Unter extremen Sicherheitsvorkehrungen will Indiens Premierminister Narendra Modi an diesem Montag in Ayodhya einen umstrittenen neuen Tempel zu Ehren des Hindu-Gottes Rama einweihen. Neben Tausenden Polizisten seien in der nordindischen Stadt Scharfschützen, Anti-Terror-Einheiten und Drohnenabwehrsysteme im Einsatz, berichten indische Medien (Sonntag).
Führende Oppositionsparteien wie auch Vertreter der vier großen hinduistischen Orden (Shankaracharyas) sagten unterdessen die Einladung der hindu-nationalistischen “Indischen Volkspartei” (BJP) gestellten indischen Regierung zur Teilnahme an dem Ereignis ab. Bei der Zeremonie handele es sich eindeutig um eine Veranstaltung der BJP und der “Nationalen Freiwilligenorganisation” (RSS), hieß es in einer Erklärung der oppositionellen Kongress-Partei. Die Einweihung des sich noch im Bau befindlichen Tempels sei offensichtlich aus wahltaktischen Gründen vorgezogen worden.
Regierungschef Modi strebt bei der Wahl im April eine dritte Amtszeit an. Die RSS oder ist ein mächtige paramilitärische hindu-nationalistische Organisation. Sie ist mitverantwortlich für sprunghaft gestiegene Gewalt gegen Muslime und Christen seit dem Amtsantritt Modis 2014.
Rama gilt als einer der Avatare des Gottes Vishnu und wird von seinen Anhängern als Brahman verehrt, die transzendente, unveränderliche Urkraft. Der neue Rama-Tempel steht an der Stelle der historischen Babri-Moschee, die 1992 von Hindu-Extremisten zerstört worden war. Bei den gewaltsamen Auseinandersetzungen zwischen Hindus und Muslimen kamen damals mehr als 2.000 Menschen ums Leben.
Der Ort gilt in der hinduistischen Mythologie als jene Stätte, an der vor rund 900.000 Jahren der Gott Rama geboren wurde. Für den Bau der Babri-Moschee im Jahr 1528 durch den muslimischen Mogul-Kaiser Babur hätten die “islamischen Invasoren” den an der Stelle stehenden uralten Rama-Tempel abgerissen, so die Darstellung nationalistischer Hindus.
Basis der BJP und der RSS ist die Hindutva-Ideologie, nach der alle Inder Hindus sind.
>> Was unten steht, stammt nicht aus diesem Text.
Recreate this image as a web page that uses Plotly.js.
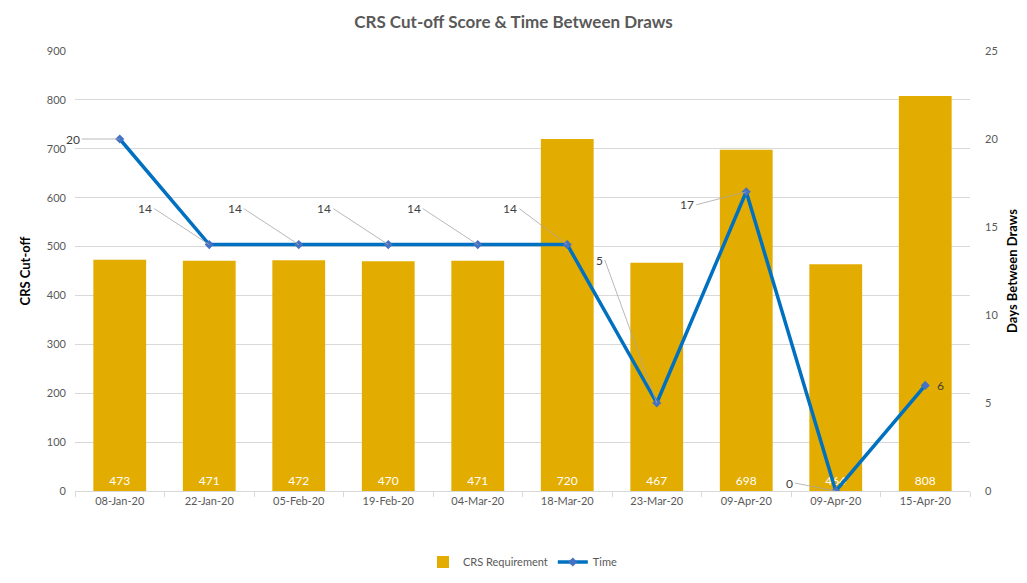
<!DOCTYPE html>
<html><head><meta charset="utf-8">
<script src="https://cdn.plot.ly/plotly-3.0.1.min.js"></script>
<style>html,body{margin:0;padding:0;background:#fff}#c{width:1027px;height:583px}</style>
</head><body><div id="c"></div>
<script>
const dates = ["08-Jan-20","22-Jan-20","05-Feb-20","19-Feb-20","04-Mar-20","18-Mar-20","23-Mar-20","09-Apr-20","09-Apr-20","15-Apr-20"];
const crs = [473,471,472,470,471,720,467,698,464,808];
const days = [20,14,14,14,14,14,5,17,0,6];
const labelOffsetX = [-38,-55,-55,-55,-55,-48,-52,-50,-41,0];
const labelOffsetY = [0,-36,-36,-36,-36,-36,-143,13,-8,0];

const idx = dates.map((d,i)=>i);
const textColor = '#595959';
const fontFam = 'Lato, "Open Sans", sans-serif';

const bars = {
  type:'bar', x:idx, y:crs, name:'CRS Requirement',
  marker:{color:'#E3AC00'}, width:0.59,
  text:crs.map(String), textposition:'inside', insidetextanchor:'start',
  textfont:{color:'#ffffff', size:12, family:fontFam}, textangle:0,
  hoverinfo:'skip'
};
const line = {
  type:'scatter', mode:'lines+markers', x:idx, y:days, name:'Time', yaxis:'y2',
  line:{color:'#0070C0', width:3.5},
  marker:{symbol:'diamond', size:7, color:'#4472C4'},
  hoverinfo:'skip'
};

const annotations = days.map((v,i)=>{
  const a = {
    x:idx[i], y:v, xref:'x', yref:'y2', text:String(v),
    showarrow:true, arrowhead:0, arrowwidth:0.8, arrowcolor:'#A6A6A6',
    ax: labelOffsetX[i], ay: labelOffsetY[i], standoff:0,
    font:{color:'#404040', size:12, family:fontFam},
    xanchor:'right'
  };
  if (i===9) { a.showarrow=false; a.xanchor='left'; a.xshift=10; }
  return a;
});

const layout = {
  width:1027, height:583,
  margin:{l:75, r:57, t:51, b:92},
  paper_bgcolor:'#fff', plot_bgcolor:'#fff',
  font:{family:fontFam, color:textColor, size:11},
  title:{text:'<b>CRS Cut-off Score & Time Between Draws</b>', x:0.5, xanchor:'center', y:0.962, yanchor:'middle',
    font:{size:17, color:'#595959', family:fontFam}},
  showlegend:true,
  legend:{orientation:'h', x:0.5, xanchor:'center', yref:'container', y:0.036, yanchor:'middle', font:{size:11, color:textColor}},
  xaxis:{range:[-0.5,9.5], tickmode:'array', tickvals:idx, ticktext:dates, ticks:'',
    showgrid:false, zeroline:false, showline:true, linecolor:'#D9D9D9', linewidth:1,
    minor:{tick0:0.5, dtick:1, ticks:'outside', ticklen:5, tickcolor:'#D9D9D9', showgrid:false},
    tickfont:{size:11, color:textColor}, fixedrange:true, automargin:false},
  yaxis:{range:[0,900], dtick:100, showgrid:true, gridcolor:'#D9D9D9', zeroline:false, showline:false,
    ticks:'', ticklabelstandoff:8, automargin:false,
    title:{text:'<b>CRS Cut-off</b>', font:{size:13, color:'#000'}, standoff:13},
    tickfont:{size:11, color:textColor}},
  yaxis2:{range:[0,25], dtick:5, overlaying:'y', side:'right', showgrid:false, zeroline:false, showline:false,
    ticks:'', ticklabelstandoff:14, automargin:false,
    title:{text:'<b>Days Between Draws</b>', font:{size:13, color:'#000'}, standoff:10},
    tickfont:{size:11, color:textColor}},
  bargap:0.41,
  annotations:annotations
};
Plotly.newPlot('c',[bars,line],layout,{displayModeBar:false, staticPlot:true});
</script></body></html>
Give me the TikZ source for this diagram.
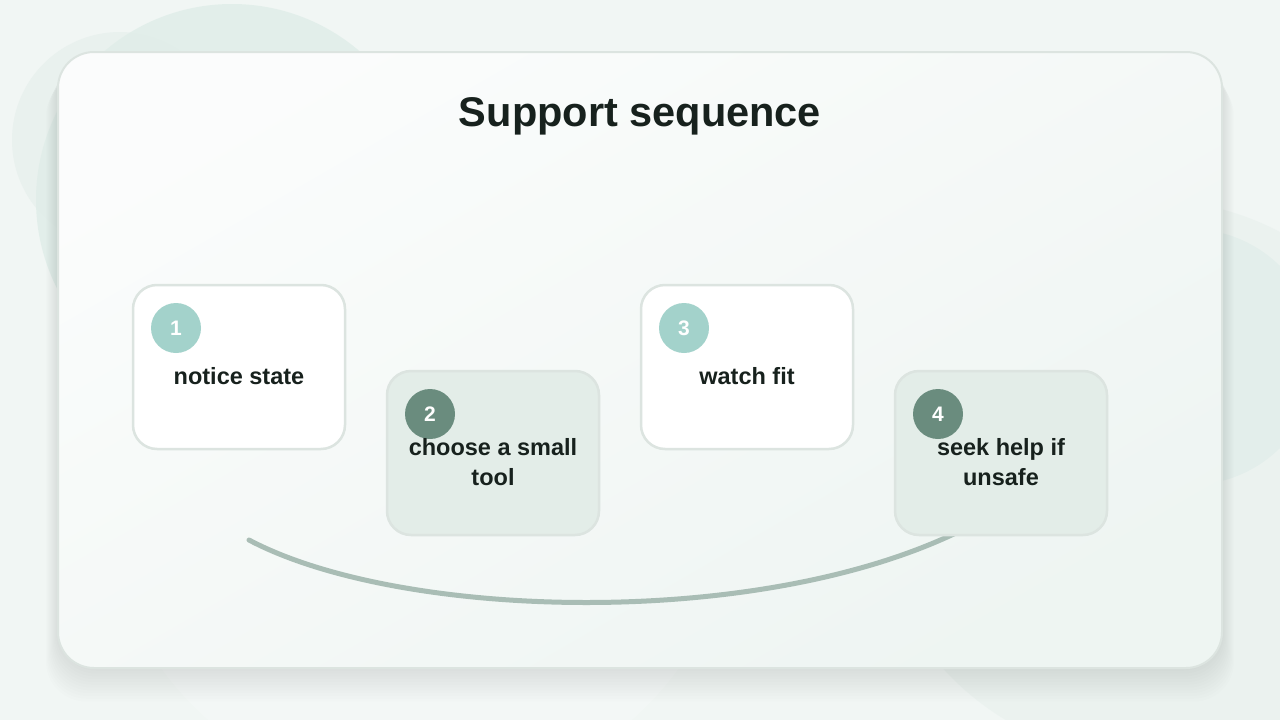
\documentclass[tikz,border=0pt]{standalone}
\usepackage{fontspec}
\setmainfont{Liberation Sans}
\usepackage{xcolor}
\usetikzlibrary{positioning}
\definecolor{bgcol}{HTML}{F1F6F4}
\definecolor{blobA}{HTML}{E9F1EE}
\definecolor{blobB}{HTML}{DFEDE8}
\definecolor{blobC}{HTML}{D8E9E4}
\definecolor{panelline}{HTML}{DCE4E0}
\definecolor{cardline}{HTML}{DCE4E0}
\definecolor{cardtint}{HTML}{E3EDE8}
\definecolor{badgelight}{HTML}{A3D2CB}
\definecolor{badgedark}{HTML}{6A8C7E}
\definecolor{inkcol}{HTML}{17211D}
\definecolor{arccol}{HTML}{A9BDB5}

\tikzset{
  card/.style={draw=cardline, line width=2.5pt, rounded corners=24pt,
    minimum width=212pt, minimum height=164pt, inner sep=0pt},
  badge/.style={circle, minimum size=50pt, inner sep=0pt, text=white,
    font=\fontsize{21}{24}\selectfont\bfseries},
  steptext/.style={text=inkcol, align=center, inner sep=0pt,
    font=\fontsize{23.5}{30}\selectfont\bfseries},
  arcline/.style={arccol, line width=5pt, line cap=round}
}

\begin{document}
\begin{tikzpicture}[x=1pt,y=-1pt]

% Sfondo
\useasboundingbox (0,0) rectangle (1280,720);
\clip (0,0) rectangle (1280,720);
\fill[bgcol] (0,0) rectangle (1280,720);

% Macchie di colore
\fill[blobA] (120,140) circle (108);
\fill[blobB, opacity=0.8] (232,200) circle (196);
\fill[blobC] (1190,357) circle (128);
\fill[blobA, opacity=0.7] (1150,480) circle (280);
\fill[white, opacity=0.2] (420,480) circle (320);

% Ombra del pannello
\foreach \s in {2,4,...,24}
    \fill[inkcol, opacity=0.007, rounded corners=40pt]
        (58-\s/2,52+\s) rectangle (1222+\s/2,668+\s*1.4);

% Pannello
\shade[rounded corners=36pt, top color=white!70!bgcol, bottom color=bgcol!85!blobB,
       shading angle=30] (58,52) rectangle (1222,668);
\draw[panelline, line width=2pt, rounded corners=36pt] (58,52) rectangle (1222,668);

\node[text=inkcol, font=\fontsize{41.5}{49}\selectfont\bfseries] (title) at (640,116) {Support sequence};

% Arco di collegamento
\coordinate (arcL) at (249,540);
\coordinate (arcR) at (962,530);
\draw[arcline] (arcL) .. controls (400,620) and (760,630) .. (arcR);

% Schede
\node[card, fill=white] (c1) at (239,367) {};
\node[card, fill=cardtint] (c2) at (493,453) {};
\node[card, fill=white] (c3) at (747,367) {};
\node[card, fill=cardtint] (c4) at (1001,453) {};

% Numeri
\node[badge, fill=badgelight] (b1) at (176,328) {1};
\node[badge, fill=badgedark] (b2) at (430,414) {2};
\node[badge, fill=badgelight] (b3) at (684,328) {3};
\node[badge, fill=badgedark] (b4) at (938,414) {4};

% Testi
\node[steptext] (t1) at (239,376) {notice state};
\node[steptext] (t2) at (493,462) {choose a small\\tool};
\node[steptext] (t3) at (747,376) {watch fit};
\node[steptext] (t4) at (1001,462) {seek help if\\unsafe};
\end{tikzpicture}
\end{document}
Der Führer der RSS, Mohan Bhagwat, sagte 2023 mit Blick auf die “fremdländischen” religiösen Minderheiten der Christen und Muslime: “Alle, die heute in Bharat [Indien] leben, sind mit der hinduistischen Kultur, den hinduistischen Vorfahren und dem hinduistischen Land verbunden.” Viele Menschen hätten dies verstanden; andere setzten es aufgrund von Egoismus nicht um, “selbst nachdem sie es verstanden haben”.
Die Zerstörung der Babri-Moschee und der Bau des Rama-Tempels gelten als Höhepunkt der hinduistischen Machtdemonstrationen gegenüber Indiens Muslimen und anderen Minderheitsreligionen. Die Einweihung des Tempels stelle die endgültige “Etablierung des politischen Hinduismus” und das Ende der Vision von Jawaharlal Nehru eines säkularen, liberalen Indien dar, wird der politische Analyst Ashutosh Talukdar in indischen Medien zitiert. Nehru (1889-1964) war ein politischer Weggefährte Mahatma Gandhis und der erste Premierminister Indiens nach der Unabhängigkeit von Großbritannien.